"Ask anyone today about the location of Henderson field and you will likely receive a blank stare, even though it was the pivotal location of a decisive six-month-long battle in the early days of WWII."
It’s only natural for people to think in terms of the past decade or the recent past, rather than events that happened thousands of years before their lifetime.
The recent discovery of human footprints that were made 23,000 years ago in the Southwestern United States is a reminder that we should be thinking in terms of thousands of years, not just decades.
In the case of climate change, we are focused only on 150 to 200 years, i.e., 1850 to today, rather than on what happened over the past 10,000 years, if not longer.
This myopic view of climate change, foisted on the world by the IPCC and its adherents, is blinding us to the facts we need to see.
What happened over the past 10,000 years is immensely important with respect to climate change,
because temperatures varied widely over this period
with several periods lasting over a few hundred years where temperatures were higher than today.
These higher temperatures were not caused by CO2 because CO2 levels were essentially level at 280 ppm over the past 10,000 years.
This myopic vision of climate change is one reason why we have overlooked the evidence that climate change is most likely natural, and not seriously affected by CO2 levels in the atmosphere.
Just as the footsteps in the sand from 23,000 years ago changed our understanding of how kong people have been in the North America continent,
we can learn from the abundant evidence available from the past ten-thousand years to conclude that climate change is mostly natural and largely unaffected by our burning of fossil fuels.
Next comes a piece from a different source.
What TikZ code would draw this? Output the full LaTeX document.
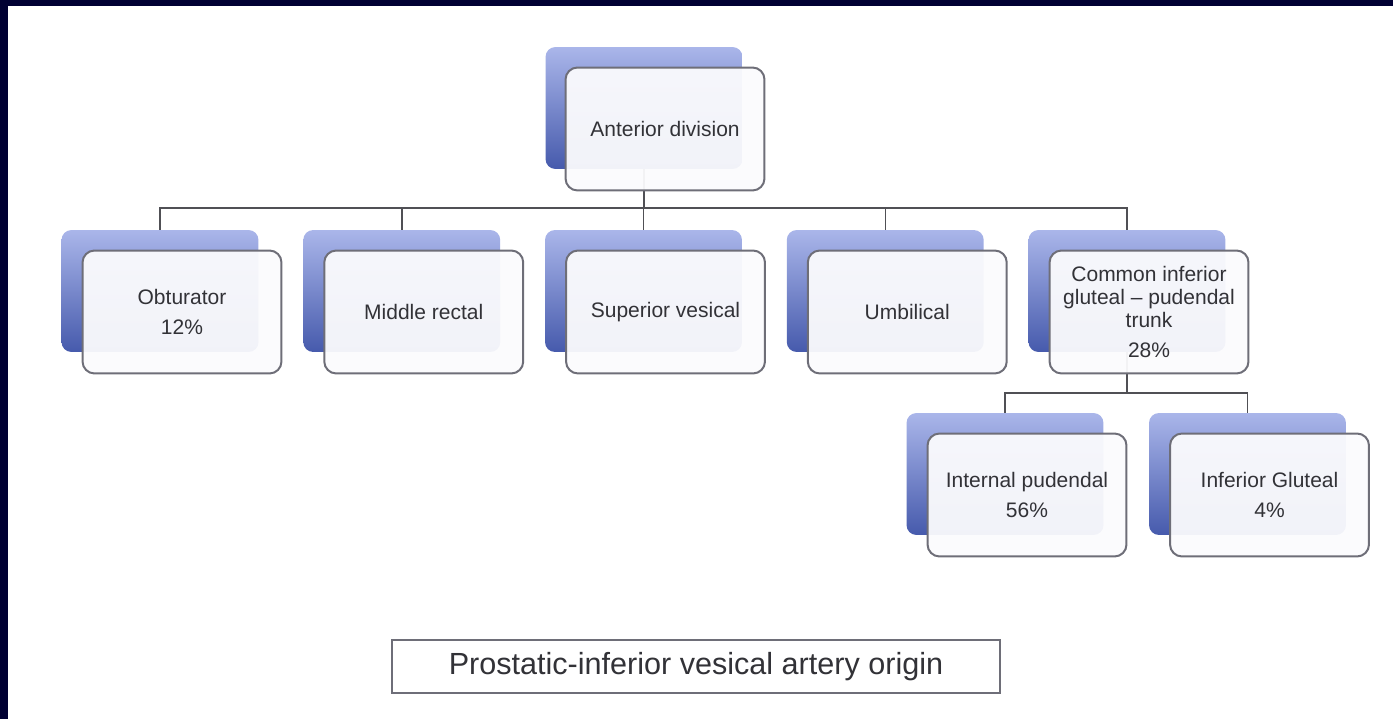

There are several graphic representations of temperatures over the past 10,000 years,
a period known as the Holocene,
of which this is only one.
They all establish the same fundamental facts that today’s temperatures are not unusual,
and that temperatures have been higher for long periods over the past ten-thousand years.
We are in greater danger of destroying our livelihoods and economic future with net-zero carbon policies, than by continuing to use fossil fuels."